If you see Trumpism as a terrifying menace, as most members of #TheResistance insist, or think that Trump is an aspiring authoritarian, as most #NeverTrump conservatives insist, then you have the most to lose if Trump’s presidency ends with impeachment and removal. If Trump is removed, he will become a martyr in the eyes of his supporters. They will believe or convince themselves that the “Establishment” turned to impeachment because Trump’s reelection was certain. (It’s not certain in either direction, and the lesson of 2016 should have been to never believe any outcome is 100 percent certain.) Future Republicans will seek to campaign on Trumpism without Trump, adopting his positions and perhaps his tone on immigration, racial and religious minorities, the rule of law, and nonchalance towards foreign dictators — and perhaps with quite a bit of “waving the bloody shirt” of the impeachment fight. There will be a “stabbed in the back” narrative built around Republicans who support impeachment. If you genuinely believe that this country has taken a terrible turn for the worse since January 2017, then you want Trump defeated at the ballot box, soundly and thoroughly. Only then will the Republican party look at Trumpism in toto and conclude, “That doesn’t work, we need to try a different approach.”

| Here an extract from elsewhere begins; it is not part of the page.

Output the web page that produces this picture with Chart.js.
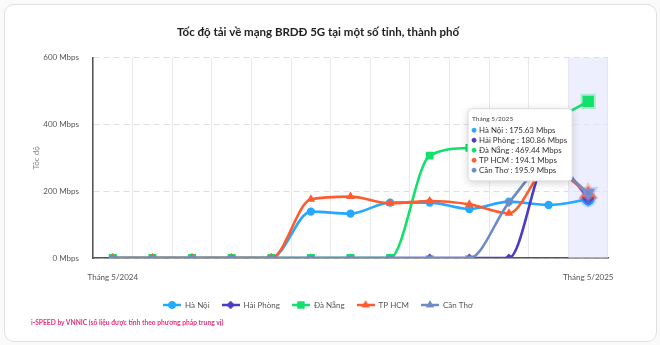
<!DOCTYPE html>
<html>
<head>
<meta charset="utf-8">
<script src="https://cdn.jsdelivr.net/npm/chart.js@4.4.1/dist/chart.umd.min.js"></script>
<style>
  html, body { margin: 0; padding: 0; width: 660px; height: 345px; overflow: hidden; background: #fafafa; font-family: Lato, sans-serif; }
  .card { position: absolute; left: 4px; top: 4px; width: 653px; height: 338px; background: #fff; border: 1px solid #e0e0e0; border-radius: 10px; box-sizing: border-box; }
  #wrap { position: absolute; left: 4px; top: 4px; width: 628px; height: 320px; }
  .note { position: absolute; left: 31px; top: 318px; font-size: 6.7px; font-weight: 700; color: #e8317c; white-space: nowrap; }
</style>
</head>
<body>
<div class="card"></div>
<div id="wrap"><canvas id="c" width="628" height="320"></canvas></div>
<div class="note">i-SPEED by VNNIC (số liệu được tính theo phương pháp trung vị)</div>
<script>
// Months shown on the category axis
const months = ['Tháng 5/2024', 'Tháng 6/2024', 'Tháng 7/2024', 'Tháng 8/2024', 'Tháng 9/2024',
  'Tháng 10/2024', 'Tháng 11/2024', 'Tháng 12/2024', 'Tháng 1/2025', 'Tháng 2/2025',
  'Tháng 3/2025', 'Tháng 4/2025', 'Tháng 5/2025'];

// Median 5G download speed per city (Mbps)
const haNoi    = [0, 0, 0, 0, 0, 139, 133, 166, 166, 147, 169, 159, 175.63];
const haiPhong = [0, 0, 0, 0, 0, 0, 0, 0, 0, 0, 0, 300, 180.86];
const daNang   = [0, 0, 0, 0, 0, 0, 0, 0, 307, 330, 345, 405, 469.44];
const tpHcm    = [0, 0, 0, 0, 0, 176, 184, 164, 171, 161, 134, 270, 194.1];
const canTho   = [0, 0, 0, 0, 0, 0, 0, 0, 0, 0, 166, 280, 195.9];

const cityNames = ['Hà Nội', 'Hải Phòng', 'Đà Nẵng', 'TP HCM', 'Cần Thơ'];
const yTicks = [0, 200, 400, 600];

const FONT = 'Lato';
Chart.defaults.font.family = FONT;
Chart.defaults.color = '#555';

const styles = [
  { color: '#27a8ff', halo: 'rgba(39,168,255,0.3)',  point: 'circle',   radius: 4.2, hover: 6,   rotation: 0 },
  { color: '#4a3cc6', halo: 'rgba(74,60,198,0.3)',   point: 'rectRot',  radius: 4.5, hover: 6.5, rotation: 0 },
  { color: '#12e06a', halo: 'rgba(18,224,106,0.3)',  point: 'rect',     radius: 5.5, hover: 8,   rotation: 0 },
  { color: '#ff5b2e', halo: 'rgba(255,91,46,0.3)',   point: 'triangle', radius: 5,   hover: 7.5, rotation: 0 },
  { color: '#6d8bc6', halo: 'rgba(150,150,230,0.35)', point: 'triangle', radius: 5,  hover: 8,   rotation: 180 }
];
const series = [haNoi, haiPhong, daNang, tpHcm, canTho];

// Small "line + marker" icon used in the legend
function legendIcon(st) {
  const cv = document.createElement('canvas');
  cv.width = 18; cv.height = 10;
  const g = cv.getContext('2d');
  g.strokeStyle = st.color; g.lineWidth = 2.5;
  g.beginPath(); g.moveTo(0, 5); g.lineTo(18, 5); g.stroke();
  g.fillStyle = st.color;
  Chart.helpers.drawPoint(g, { pointStyle: st.point, rotation: st.rotation, radius: st.radius * 0.9, borderWidth: 0 }, 9, 5);
  g.fill();
  return cv;
}
const icons = styles.map(legendIcon);

const datasets = series.map((vals, i) => ({
  label: cityNames[i],
  data: vals,
  borderColor: styles[i].color,
  backgroundColor: styles[i].color,
  pointBackgroundColor: styles[i].color,
  pointBorderColor: styles[i].color,
  pointStyle: styles[i].point,
  rotation: styles[i].rotation,
  pointRadius: styles[i].radius,
  pointBorderWidth: 0,
  pointHoverRadius: styles[i].hover,
  pointHoverBorderWidth: 4,
  pointHoverBorderColor: styles[i].halo,
  pointHoverBackgroundColor: styles[i].color,
  borderWidth: 2.6,
  cubicInterpolationMode: 'monotone',
  fill: false,
  order: series.length - 1 - i
}));

// Shaded column behind the hovered month
const columnBand = {
  id: 'columnBand',
  beforeDatasetsDraw(chart) {
    const act = chart.getActiveElements();
    if (!act.length) return;
    const x = chart.scales.x, area = chart.chartArea, ctx = chart.ctx;
    const half = (x.getPixelForValue(1) - x.getPixelForValue(0)) / 2;
    const cx = x.getPixelForValue(act[0].index);
    ctx.save();
    ctx.fillStyle = 'rgba(226,229,253,0.6)';
    ctx.fillRect(cx - half, area.top, half * 2, area.bottom - area.top);
    ctx.restore();
  }
};

// Soft shadow under the tooltip box
const tooltipShadow = {
  id: 'tooltipShadow',
  beforeTooltipDraw(chart, args) {
    const tt = args.tooltip;
    if (!tt.opacity) return;
    const ctx = chart.ctx;
    ctx.save();
    ctx.shadowColor = 'rgba(0,0,0,0.18)';
    ctx.shadowBlur = 8;
    ctx.shadowOffsetY = 2;
    ctx.fillStyle = '#fff';
    ctx.beginPath();
    ctx.roundRect(tt.x, tt.y, tt.width, tt.height, 4);
    ctx.fill();
    ctx.restore();
  }
};

Chart.Tooltip.positioners.sideLeft = function (items) {
  if (!items.length) return false;
  const area = this.chart.chartArea;
  return { x: items[0].element.x, y: area.top + 87 };
};

const chart = new Chart(document.getElementById('c'), {
  type: 'line',
  data: { labels: months, datasets },
  plugins: [columnBand, tooltipShadow],
  options: {
    responsive: false,
    animation: false,
    events: [],
    layout: { padding: { left: 24, right: 24, top: 0, bottom: 5 } },
    interaction: { mode: 'index', intersect: false },
    plugins: {
      title: {
        display: true,
        text: 'Tốc độ tải về mạng BRDĐ 5G tại một số tỉnh, thành phố',
        color: '#222',
        font: { family: FONT, size: 11.5, weight: 'bold' },
        padding: { top: 21, bottom: 19 }
      },
      legend: {
        position: 'bottom',
        reverse: true,
        labels: {
          usePointStyle: true,
          pointStyleWidth: 18,
          padding: 12,
          color: '#555',
          font: { family: FONT, size: 8 },
          generateLabels(chart) {
            const items = Chart.defaults.plugins.legend.labels.generateLabels(chart);
            items.forEach(it => { it.pointStyle = icons[it.datasetIndex]; it.fontColor = '#555'; });
            return items;
          }
        }
      },
      tooltip: {
        enabled: true,
        position: 'sideLeft',
        xAlign: 'right',
        yAlign: 'center',
        caretSize: 0,
        caretPadding: 16,
        backgroundColor: '#fff',
        borderColor: '#dcdcdc',
        borderWidth: 1,
        cornerRadius: 4,
        titleColor: '#444',
        bodyColor: '#333',
        titleFont: { family: FONT, size: 6.5, weight: 'normal' },
        bodyFont: { family: FONT, size: 7.9 },
        titleMarginBottom: 3,
        bodySpacing: 0.5,
        padding: { top: 6, bottom: 6, left: 4, right: 5 },
        usePointStyle: true,
        boxWidth: 4,
        boxHeight: 4,
        boxPadding: 1,
        itemSort: (a, b) => a.datasetIndex - b.datasetIndex,
        callbacks: {
          label: ctx => `${ctx.dataset.label} : ${ctx.parsed.y} Mbps`,
          labelColor: ctx => ({ borderColor: styles[ctx.datasetIndex].color, backgroundColor: styles[ctx.datasetIndex].color }),
          labelPointStyle: () => ({ pointStyle: 'circle', rotation: 0 })
        }
      }
    },
    scales: {
      x: {
        offset: true,
        afterFit: s => { s.height = 31; },
        grid: { color: '#e9e9e9', lineWidth: 1, drawTicks: false, offset: true },
        border: { color: '#555', width: 1.5 },
        ticks: {
          autoSkip: false,
          maxRotation: 0,
          padding: 15,
          color: '#555',
          font: { family: FONT, size: 8 },
          callback: (v, i) => (i === 0 || i === months.length - 1) ? months[i] : ''
        }
      },
      y: {
        min: yTicks[0],
        max: yTicks[yTicks.length - 1],
        afterBuildTicks: s => { s.ticks = yTicks.map(v => ({ value: v })); },
        afterFit: s => { s.width = 65; },
        grid: { color: '#dedede', lineWidth: 1, drawTicks: false },
        border: { color: '#555', width: 1.5, dash: [6, 4] },
        ticks: {
          padding: 14,
          color: '#555',
          font: { family: FONT, size: 8 },
          callback: v => `${v} Mbps`
        },
        title: {
          display: true,
          text: 'Tốc độ',
          color: '#888',
          font: { family: FONT, size: 8 }
        }
      }
    }
  }
});

const active = datasets.map((d, i) => ({ datasetIndex: i, index: months.length - 1 }));
chart.setActiveElements(active);
const el = chart.getDatasetMeta(0).data[months.length - 1];
chart.tooltip.setActiveElements(active, { x: el.x, y: el.y });
chart.render();
</script>
</body>
</html>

Removing President Trump from office would say to the American people, “Don’t worry if you make a choice that turns out bad. We will save you from the consequences of your actions.” If you want the American people to exercise better judgment in future elections, you need to make them live with the consequences of their bad decisions. The lesson of a successful impeachment of Trump would be that Americans should vote for whoever they want and not worry about electing a seriously flawed president, because if he ever got too bad, Congress would step in and take him out. The narrative is clear: The will of the people matters, until the stakes get really high, and then the grown-ups will step in, reverse decisions, and put out the fires.

Democrats can argue that their impeachment effort reflects the will of the people, too. Anyone who ever contended that a Democratic House would never impeach the president was willfully blind; various members of the party have been talking about it since the beginning of Trump’s presidency, and Rashida Tlaib made her intentions profanely clear upon taking office. On Election Day 2020, Americans will get to make their own judgments about the president, the senators who will probably vote on impeachment, and the House Democrats who voted for it as well. And that’s how it should be.